There were no associations between MI total score or its subscales with shot accuracy during any focus conditions (control: Total MI score p = .38, internal visual MI p = .35, external visual MI p = .81, kinesthetic MI p = .88; internal focus: Total MI score p = .97, internal visual MI p = .58, external visual MI p = .75, kinesthetic MI p = .71; external focus: Total MI score p = .76, internal visual MI p = .97, external visual MI p = .39, kinesthetic MI p = .54). There were no associations between MI total score or its subscales with performance time during any focus conditions (control: Total MI score p = .28, internal visual MI p = .56, external visual MI p = .94, kinesthetic MI p = .77; internal focus: Total MI score p = .26, internal visual MI p = .23, external visual MI p = .56, kinesthetic MI p = .32; external focus: Total MI score p = .17, internal visual MI p = .78, external visual MI p = .36, kinesthetic MI p = .94). There were no associations between MI total score or its MI subscales with aiming trace speed during any focus conditions (control: Total MI score p = .87, internal visual MI p = .88, external visual MI p = .07, kinesthetic MI p = 1.0; internal focus: Total MI score p = .60, internal visual MI p = .18, external visual MI p = .36, kinesthetic MI p = .79; external focus: Total MI score p = .69, internal visual MI p = .40, external visual MI p = .09, kinesthetic MI p = .33).

Repeated measures moderation analyses

Shot accuracy

Neither total MI score (p range = 0.31 − 0.73) nor any of the three subscales (internal visual MI p range = 0.32 − 0.99; external visual MI p range = 0.34 − 0.84; kinesthetic MI p range = 0.10 − 0.37) moderated differences in shot accuracy between attentional focus condition.

Performance time

Neither total MI score (p range = 0.33 − 0.91) nor any of the three subscales (internal visual MI p range = 0.63 − 0.93; external visual MI p range = 0.58 − 0.84; kinesthetic MI p range = 0.07 − 0.62) moderated differences between foci of attention and performance time.

Aiming trace speed

Neither total MI score (p range = 0.69 − 0.70) nor any of the three subscales (internal visual MI p range = 0.36 − 0.79; external visual MI p range = 0.47 − 0.94; kinesthetic MI p range = 0.27 − 0.75) moderated differences between foci of attention and aiming trace speed.

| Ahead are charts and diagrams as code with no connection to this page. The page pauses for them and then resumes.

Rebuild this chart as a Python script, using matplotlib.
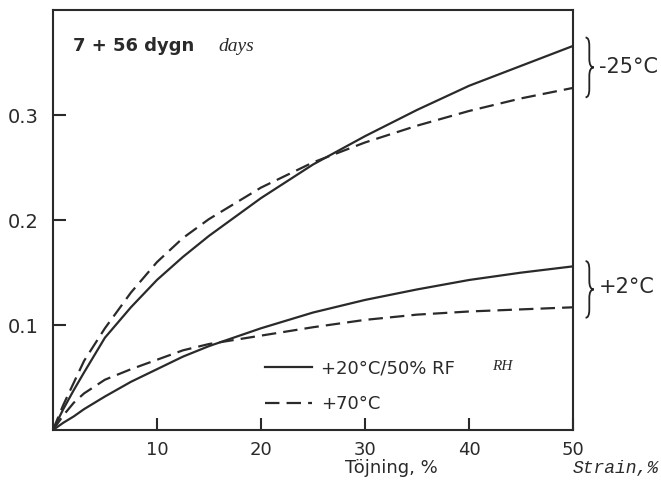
import numpy as np
import matplotlib
matplotlib.use('Agg')
import matplotlib.pyplot as plt
from matplotlib.path import Path
from matplotlib.patches import PathPatch

# === Data ===
strain = [0, 1, 2, 3, 5, 7.5, 10, 12.5, 15, 20, 25, 30, 35, 40, 45, 50]

# -25 °C group
minus25_rf = [0, 0.020, 0.038, 0.055, 0.088, 0.117, 0.143, 0.165, 0.185, 0.221,
              0.253, 0.280, 0.305, 0.328, 0.347, 0.366]
minus25_70 = [0, 0.024, 0.045, 0.066, 0.097, 0.131, 0.160, 0.183, 0.201, 0.231,
              0.255, 0.274, 0.290, 0.304, 0.316, 0.326]

# +2 °C group
plus2_rf = [0, 0.007, 0.013, 0.020, 0.032, 0.046, 0.058, 0.070, 0.080, 0.097,
            0.112, 0.124, 0.134, 0.143, 0.150, 0.156]
plus2_70 = [0, 0.014, 0.026, 0.035, 0.048, 0.058, 0.067, 0.076, 0.082, 0.090,
            0.098, 0.105, 0.110, 0.113, 0.115, 0.117]

xticks = [10, 20, 30, 40, 50]
yticks = [0.1, 0.2, 0.3]
ytick_labels = ['0.1', '0.2', '0.3']

group_labels = ['-25°C', '+2°C']


def brace(ax, x0, y_top, y_bot, width, d):
    # right curly brace "}" drawn as a path
    xm = x0 + width * 0.45
    x1 = x0 + width
    ym = (y_top + y_bot) / 2
    verts = [(x0, y_top), (xm, y_top), (xm, y_top - d),
             (xm, ym + d),
             (xm, ym), (x1, ym),
             (xm, ym), (xm, ym - d),
             (xm, y_bot + d),
             (xm, y_bot), (x0, y_bot)]
    codes = [Path.MOVETO, Path.CURVE3, Path.CURVE3,
             Path.LINETO,
             Path.CURVE3, Path.CURVE3,
             Path.CURVE3, Path.CURVE3,
             Path.LINETO,
             Path.CURVE3, Path.CURVE3]
    patch = PathPatch(Path(verts, codes), fill=False, lw=1.3, color='#222222', clip_on=False)
    ax.add_patch(patch)


# === Plotting ===
fig = plt.figure(figsize=(6.61, 4.86), dpi=100)
ax = fig.add_axes([0.080, 0.115, 0.787, 0.864])

ink = '#2a2a2a'
dash = (6.5, 3.2)

ax.plot(strain, minus25_rf, color=ink, lw=1.6, label='+20°C/50% RF')
ax.plot(strain, minus25_70, color=ink, lw=1.6, dashes=dash, label='+70°C')
ax.plot(strain, plus2_rf, color=ink, lw=1.6)
ax.plot(strain, plus2_70, color=ink, lw=1.6, dashes=dash)

ax.set_xlim(0, 50)
ax.set_ylim(0, 0.4)

ax.set_xticks(xticks)
ax.set_yticks(yticks)
ax.set_yticklabels(ytick_labels)
ax.tick_params(direction='in', length=9, width=1.5, labelsize=13, colors=ink)
ax.tick_params(axis='x', pad=8)
ax.tick_params(axis='y', pad=10, labelsize=14)
for s in ax.spines.values():
    s.set_linewidth(1.5)
    s.set_color(ink)

# legend
leg = ax.legend(loc='upper left', bbox_to_anchor=(0.39, 0.19), frameon=False,
                fontsize=13, handlelength=2.6, handletextpad=0.5, labelspacing=1.0,
                borderpad=0)
for t in leg.get_texts():
    t.set_color(ink)
ax.text(0.845, 0.152, 'RH', transform=ax.transAxes, fontsize=11, style='italic',
        family='Liberation Serif', color=ink, va='center')

# title text
ax.text(0.038, 0.915, '7 + 56 dygn', transform=ax.transAxes, fontsize=13,
        fontweight='bold', color=ink, va='center')
ax.text(0.318, 0.913, 'days', transform=ax.transAxes, fontsize=14, style='italic',
        family='Liberation Serif', color=ink, va='center')

# x label
fig.text(0.522, 0.038, 'Töjning, %', fontsize=13, color=ink, va='center')
fig.text(0.866, 0.036, 'Strain,%', fontsize=13, style='italic',
         family='Liberation Mono', color=ink, va='center')

# braces for groups
brace(ax, 51.2, max(minus25_rf[-1], minus25_70[-1]) + 0.008,
      min(minus25_rf[-1], minus25_70[-1]) - 0.009, 0.8, 0.008)
brace(ax, 51.2, max(plus2_rf[-1], plus2_70[-1]) + 0.005,
      min(plus2_rf[-1], plus2_70[-1]) - 0.010, 0.8, 0.008)
ax.text(52.5, (minus25_rf[-1] + minus25_70[-1]) / 2, group_labels[0], fontsize=15,
        color=ink, va='center', clip_on=False)
ax.text(52.5, (plus2_rf[-1] + plus2_70[-1]) / 2, group_labels[1], fontsize=15,
        color=ink, va='center', clip_on=False)

plt.savefig('out.png', dpi=100)
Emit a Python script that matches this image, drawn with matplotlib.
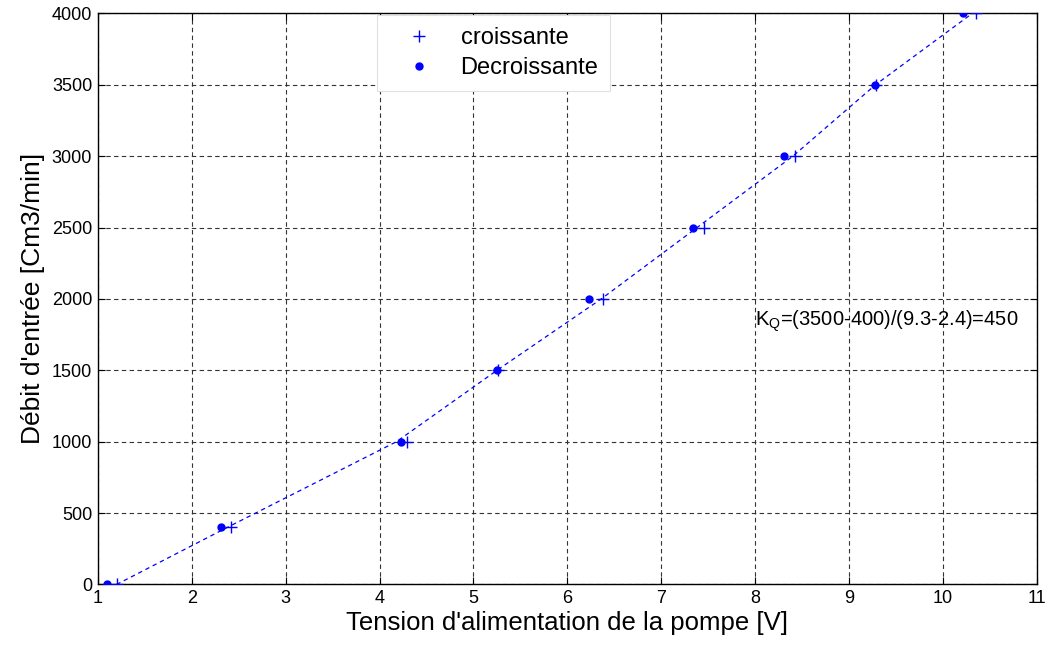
import matplotlib
matplotlib.use("Agg")
import matplotlib.pyplot as plt

plt.rcParams['font.family'] = ['Liberation Sans', 'DejaVu Sans']
plt.rcParams['mathtext.fontset'] = 'custom'
plt.rcParams['mathtext.rm'] = 'Liberation Sans'
plt.rcParams['mathtext.it'] = 'Liberation Sans'

# Data (debit in Cm3/min, tension in V)
debit = [0, 400, 1000, 1500, 2000, 2500, 3000, 3500, 4000]
tension_croissante = [1.20, 2.42, 4.29, 5.26, 6.38, 7.45, 8.42, 9.28, 10.35]
tension_decroissante = [1.10, 2.31, 4.23, 5.25, 6.23, 7.34, 8.31, 9.27, 10.21]
tension_courbe = [1.20, 2.38, 4.18, 5.25, 6.36, 7.38, 8.40, 9.28, 10.31]

xticks = list(range(1, 12))
yticks = list(range(0, 4001, 500))

fig = plt.figure(figsize=(10.5, 6.5), dpi=100)
ax = fig.add_axes([0.0931, 0.1008, 0.8946, 0.8786])

ax.plot(tension_courbe, debit, color='blue', linestyle=(0, (3.5, 3)), linewidth=0.9, zorder=2)
ax.plot(tension_croissante, debit, linestyle='none', marker='+', color='blue',
        markersize=9, markeredgewidth=1.0, label='croissante', zorder=3)
ax.plot(tension_decroissante, debit, linestyle='none', marker='o', color='blue',
        markersize=5, label='Decroissante', zorder=3)

ax.set_xlim(1, 11)
ax.set_ylim(0, 4000)
ax.set_xticks(xticks)
ax.set_yticks(yticks)
ax.tick_params(direction='in', top=True, right=True, length=5, width=0.8,
               labelsize=13, colors='black', pad=4)
ax.grid(True, color='0.2', linestyle=(0, (4, 3)), linewidth=0.8)
ax.set_axisbelow(True)
for s in ax.spines.values():
    s.set_linewidth(1.0)
    s.set_color('black')

ax.set_xlabel("Tension d'alimentation de la pompe [V]", fontsize=18.5, labelpad=3)
ax.set_ylabel("Débit d'entrée [Cm3/min]", fontsize=19, labelpad=5)

ax.text(8.0, 1810, r"K$_{\mathrm{Q}}$=(3500-400)/(9.3-2.4)=450", fontsize=14.5,
        va='baseline', ha='left', zorder=4)

leg = ax.legend(loc='upper left', bbox_to_anchor=(0.297, 0.997), fontsize=17,
                frameon=True, fancybox=False, borderaxespad=0, handlelength=2.6,
                handletextpad=0.45, borderpad=0.5, labelspacing=0.35)
leg.get_frame().set_edgecolor('0.88')
leg.get_frame().set_linewidth(0.8)
leg.get_frame().set_facecolor('white')
leg.get_frame().set_alpha(1)

fig.savefig('out.png', dpi=100)
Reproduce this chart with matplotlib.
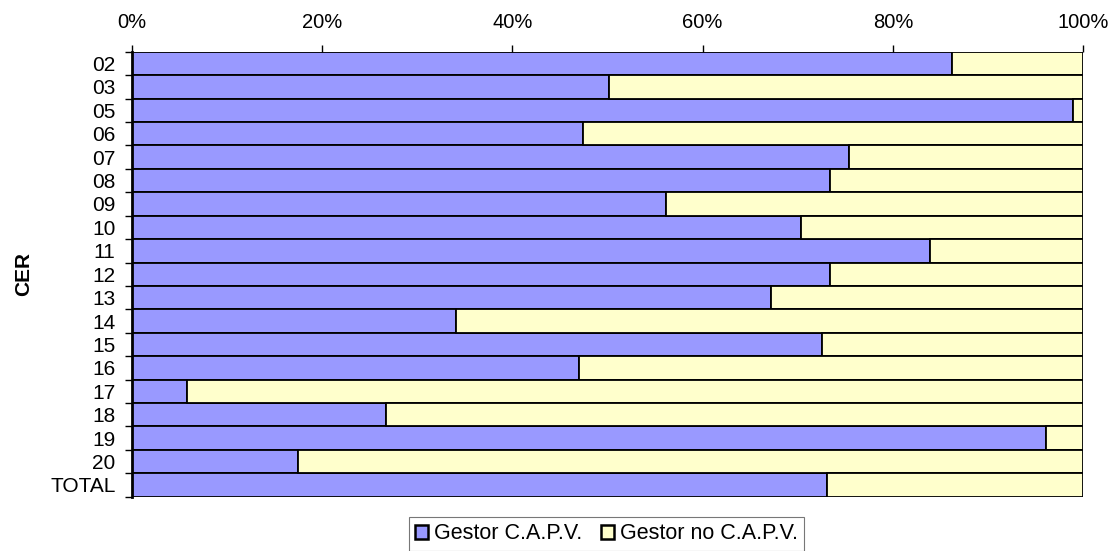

In the present study, we investigated if MI and its subscales modulate cognitive control of perceptual and motor functions under different attentional focus conditions. To evaluate perceptual and motor outcomes, we measured movement time, shot accuracy, and movement stability (i.e., aiming trace speed) during different attentional focus conditions. Based on several lines of research, we expected that individual differences in MI would play a crucial modulating role in cognitive control of both perceptual and motor performance. Our findings however failed to show any modulating role for MI. We nevertheless observed that attentional focus affected perceptual and motor outcomes measured in this study. More particularly, an internal focus resulted in less accurate shots than control focus. In addition, movement time was shorter during control relative to both internal and external focus, whereas an external focus resulted in longer movement times than other attentional foci.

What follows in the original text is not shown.